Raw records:
----------------------------------------
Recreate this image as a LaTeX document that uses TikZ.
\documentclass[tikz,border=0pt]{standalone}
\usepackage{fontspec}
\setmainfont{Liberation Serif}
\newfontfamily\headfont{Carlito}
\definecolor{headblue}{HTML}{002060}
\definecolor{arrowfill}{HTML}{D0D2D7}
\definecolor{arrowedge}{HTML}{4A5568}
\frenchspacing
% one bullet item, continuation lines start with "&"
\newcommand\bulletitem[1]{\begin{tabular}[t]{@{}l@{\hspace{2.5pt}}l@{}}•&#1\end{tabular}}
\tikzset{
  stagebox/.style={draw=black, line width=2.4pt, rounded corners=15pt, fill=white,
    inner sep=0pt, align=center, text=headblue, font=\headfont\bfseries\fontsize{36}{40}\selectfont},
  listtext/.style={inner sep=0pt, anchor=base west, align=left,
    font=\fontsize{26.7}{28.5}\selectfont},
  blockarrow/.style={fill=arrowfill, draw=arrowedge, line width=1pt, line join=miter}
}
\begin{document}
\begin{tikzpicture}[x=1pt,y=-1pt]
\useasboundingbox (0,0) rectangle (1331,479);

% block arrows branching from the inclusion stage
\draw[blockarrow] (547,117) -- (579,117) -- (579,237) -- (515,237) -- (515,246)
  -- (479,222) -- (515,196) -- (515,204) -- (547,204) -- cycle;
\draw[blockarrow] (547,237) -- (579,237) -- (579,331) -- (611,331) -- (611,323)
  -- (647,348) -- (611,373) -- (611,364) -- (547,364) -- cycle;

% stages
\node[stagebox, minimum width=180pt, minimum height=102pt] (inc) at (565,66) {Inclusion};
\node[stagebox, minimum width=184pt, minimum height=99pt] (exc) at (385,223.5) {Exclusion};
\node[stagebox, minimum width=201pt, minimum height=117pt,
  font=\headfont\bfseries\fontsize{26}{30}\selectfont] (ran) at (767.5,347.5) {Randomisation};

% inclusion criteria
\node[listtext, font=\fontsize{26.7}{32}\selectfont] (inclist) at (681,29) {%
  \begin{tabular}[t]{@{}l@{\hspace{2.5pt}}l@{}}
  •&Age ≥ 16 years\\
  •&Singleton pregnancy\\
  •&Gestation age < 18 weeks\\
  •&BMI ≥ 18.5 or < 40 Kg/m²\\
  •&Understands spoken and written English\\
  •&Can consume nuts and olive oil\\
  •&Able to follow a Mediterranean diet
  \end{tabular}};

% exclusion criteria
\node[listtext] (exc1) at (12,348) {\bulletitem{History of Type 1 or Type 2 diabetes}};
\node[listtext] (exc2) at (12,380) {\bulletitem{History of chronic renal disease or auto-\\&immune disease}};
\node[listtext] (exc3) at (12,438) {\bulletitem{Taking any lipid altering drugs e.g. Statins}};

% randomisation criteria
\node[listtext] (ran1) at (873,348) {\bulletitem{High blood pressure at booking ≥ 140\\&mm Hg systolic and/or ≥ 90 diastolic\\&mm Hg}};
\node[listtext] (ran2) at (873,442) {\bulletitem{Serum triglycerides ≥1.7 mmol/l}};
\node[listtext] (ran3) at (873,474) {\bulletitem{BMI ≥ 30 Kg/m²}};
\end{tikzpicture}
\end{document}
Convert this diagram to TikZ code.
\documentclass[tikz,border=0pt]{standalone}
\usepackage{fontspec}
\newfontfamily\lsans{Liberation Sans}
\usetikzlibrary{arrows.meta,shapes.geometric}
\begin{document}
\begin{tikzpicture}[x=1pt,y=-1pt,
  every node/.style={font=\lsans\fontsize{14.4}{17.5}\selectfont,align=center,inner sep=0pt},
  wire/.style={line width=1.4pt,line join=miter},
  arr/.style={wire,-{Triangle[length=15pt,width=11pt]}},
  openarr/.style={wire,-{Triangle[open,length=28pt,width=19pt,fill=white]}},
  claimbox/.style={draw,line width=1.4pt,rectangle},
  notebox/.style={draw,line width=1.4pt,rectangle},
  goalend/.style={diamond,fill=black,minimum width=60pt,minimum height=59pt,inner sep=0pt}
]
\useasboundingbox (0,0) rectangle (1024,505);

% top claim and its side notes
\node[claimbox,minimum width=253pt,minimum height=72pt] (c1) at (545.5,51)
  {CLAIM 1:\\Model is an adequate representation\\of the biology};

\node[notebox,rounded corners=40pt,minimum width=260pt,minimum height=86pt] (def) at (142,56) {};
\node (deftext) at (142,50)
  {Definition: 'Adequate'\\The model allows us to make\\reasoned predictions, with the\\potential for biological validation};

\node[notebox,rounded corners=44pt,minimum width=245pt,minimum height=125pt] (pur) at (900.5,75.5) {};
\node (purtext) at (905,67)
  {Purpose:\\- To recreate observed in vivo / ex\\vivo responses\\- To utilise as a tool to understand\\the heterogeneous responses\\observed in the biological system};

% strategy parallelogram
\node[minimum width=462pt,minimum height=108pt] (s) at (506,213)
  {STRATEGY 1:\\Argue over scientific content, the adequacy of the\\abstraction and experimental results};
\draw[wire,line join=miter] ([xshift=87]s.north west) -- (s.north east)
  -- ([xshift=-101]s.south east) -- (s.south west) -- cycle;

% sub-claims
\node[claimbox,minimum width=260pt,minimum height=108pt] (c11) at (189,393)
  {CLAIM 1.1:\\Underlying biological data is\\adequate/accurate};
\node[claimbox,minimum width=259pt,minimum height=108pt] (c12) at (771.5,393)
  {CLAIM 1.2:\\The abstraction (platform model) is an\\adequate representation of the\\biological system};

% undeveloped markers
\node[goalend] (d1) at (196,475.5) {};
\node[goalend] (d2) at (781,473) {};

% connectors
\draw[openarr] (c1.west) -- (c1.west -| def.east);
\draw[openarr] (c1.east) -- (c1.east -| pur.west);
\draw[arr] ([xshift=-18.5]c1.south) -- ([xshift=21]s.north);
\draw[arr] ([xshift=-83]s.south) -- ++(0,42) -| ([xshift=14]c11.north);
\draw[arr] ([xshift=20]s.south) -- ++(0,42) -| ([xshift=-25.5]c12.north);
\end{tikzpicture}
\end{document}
----------------------------------------
● **What you have to do**
Repeat the records above exactly as they appear.

● **Task output**
Recreate this image as a LaTeX document that uses TikZ.
\documentclass[tikz,border=0pt]{standalone}
\usepackage{fontspec}
\setmainfont{Liberation Serif}
\newfontfamily\headfont{Carlito}
\definecolor{headblue}{HTML}{002060}
\definecolor{arrowfill}{HTML}{D0D2D7}
\definecolor{arrowedge}{HTML}{4A5568}
\frenchspacing
% one bullet item, continuation lines start with "&"
\newcommand\bulletitem[1]{\begin{tabular}[t]{@{}l@{\hspace{2.5pt}}l@{}}•&#1\end{tabular}}
\tikzset{
  stagebox/.style={draw=black, line width=2.4pt, rounded corners=15pt, fill=white,
    inner sep=0pt, align=center, text=headblue, font=\headfont\bfseries\fontsize{36}{40}\selectfont},
  listtext/.style={inner sep=0pt, anchor=base west, align=left,
    font=\fontsize{26.7}{28.5}\selectfont},
  blockarrow/.style={fill=arrowfill, draw=arrowedge, line width=1pt, line join=miter}
}
\begin{document}
\begin{tikzpicture}[x=1pt,y=-1pt]
\useasboundingbox (0,0) rectangle (1331,479);

% block arrows branching from the inclusion stage
\draw[blockarrow] (547,117) -- (579,117) -- (579,237) -- (515,237) -- (515,246)
  -- (479,222) -- (515,196) -- (515,204) -- (547,204) -- cycle;
\draw[blockarrow] (547,237) -- (579,237) -- (579,331) -- (611,331) -- (611,323)
  -- (647,348) -- (611,373) -- (611,364) -- (547,364) -- cycle;

% stages
\node[stagebox, minimum width=180pt, minimum height=102pt] (inc) at (565,66) {Inclusion};
\node[stagebox, minimum width=184pt, minimum height=99pt] (exc) at (385,223.5) {Exclusion};
\node[stagebox, minimum width=201pt, minimum height=117pt,
  font=\headfont\bfseries\fontsize{26}{30}\selectfont] (ran) at (767.5,347.5) {Randomisation};

% inclusion criteria
\node[listtext, font=\fontsize{26.7}{32}\selectfont] (inclist) at (681,29) {%
  \begin{tabular}[t]{@{}l@{\hspace{2.5pt}}l@{}}
  •&Age ≥ 16 years\\
  •&Singleton pregnancy\\
  •&Gestation age < 18 weeks\\
  •&BMI ≥ 18.5 or < 40 Kg/m²\\
  •&Understands spoken and written English\\
  •&Can consume nuts and olive oil\\
  •&Able to follow a Mediterranean diet
  \end{tabular}};

% exclusion criteria
\node[listtext] (exc1) at (12,348) {\bulletitem{History of Type 1 or Type 2 diabetes}};
\node[listtext] (exc2) at (12,380) {\bulletitem{History of chronic renal disease or auto-\\&immune disease}};
\node[listtext] (exc3) at (12,438) {\bulletitem{Taking any lipid altering drugs e.g. Statins}};

% randomisation criteria
\node[listtext] (ran1) at (873,348) {\bulletitem{High blood pressure at booking ≥ 140\\&mm Hg systolic and/or ≥ 90 diastolic\\&mm Hg}};
\node[listtext] (ran2) at (873,442) {\bulletitem{Serum triglycerides ≥1.7 mmol/l}};
\node[listtext] (ran3) at (873,474) {\bulletitem{BMI ≥ 30 Kg/m²}};
\end{tikzpicture}
\end{document}
Convert this diagram to TikZ code.
\documentclass[tikz,border=0pt]{standalone}
\usepackage{fontspec}
\newfontfamily\lsans{Liberation Sans}
\usetikzlibrary{arrows.meta,shapes.geometric}
\begin{document}
\begin{tikzpicture}[x=1pt,y=-1pt,
  every node/.style={font=\lsans\fontsize{14.4}{17.5}\selectfont,align=center,inner sep=0pt},
  wire/.style={line width=1.4pt,line join=miter},
  arr/.style={wire,-{Triangle[length=15pt,width=11pt]}},
  openarr/.style={wire,-{Triangle[open,length=28pt,width=19pt,fill=white]}},
  claimbox/.style={draw,line width=1.4pt,rectangle},
  notebox/.style={draw,line width=1.4pt,rectangle},
  goalend/.style={diamond,fill=black,minimum width=60pt,minimum height=59pt,inner sep=0pt}
]
\useasboundingbox (0,0) rectangle (1024,505);

% top claim and its side notes
\node[claimbox,minimum width=253pt,minimum height=72pt] (c1) at (545.5,51)
  {CLAIM 1:\\Model is an adequate representation\\of the biology};

\node[notebox,rounded corners=40pt,minimum width=260pt,minimum height=86pt] (def) at (142,56) {};
\node (deftext) at (142,50)
  {Definition: 'Adequate'\\The model allows us to make\\reasoned predictions, with the\\potential for biological validation};

\node[notebox,rounded corners=44pt,minimum width=245pt,minimum height=125pt] (pur) at (900.5,75.5) {};
\node (purtext) at (905,67)
  {Purpose:\\- To recreate observed in vivo / ex\\vivo responses\\- To utilise as a tool to understand\\the heterogeneous responses\\observed in the biological system};

% strategy parallelogram
\node[minimum width=462pt,minimum height=108pt] (s) at (506,213)
  {STRATEGY 1:\\Argue over scientific content, the adequacy of the\\abstraction and experimental results};
\draw[wire,line join=miter] ([xshift=87]s.north west) -- (s.north east)
  -- ([xshift=-101]s.south east) -- (s.south west) -- cycle;

% sub-claims
\node[claimbox,minimum width=260pt,minimum height=108pt] (c11) at (189,393)
  {CLAIM 1.1:\\Underlying biological data is\\adequate/accurate};
\node[claimbox,minimum width=259pt,minimum height=108pt] (c12) at (771.5,393)
  {CLAIM 1.2:\\The abstraction (platform model) is an\\adequate representation of the\\biological system};

% undeveloped markers
\node[goalend] (d1) at (196,475.5) {};
\node[goalend] (d2) at (781,473) {};

% connectors
\draw[openarr] (c1.west) -- (c1.west -| def.east);
\draw[openarr] (c1.east) -- (c1.east -| pur.west);
\draw[arr] ([xshift=-18.5]c1.south) -- ([xshift=21]s.north);
\draw[arr] ([xshift=-83]s.south) -- ++(0,42) -| ([xshift=14]c11.north);
\draw[arr] ([xshift=20]s.south) -- ++(0,42) -| ([xshift=-25.5]c12.north);
\end{tikzpicture}
\end{document}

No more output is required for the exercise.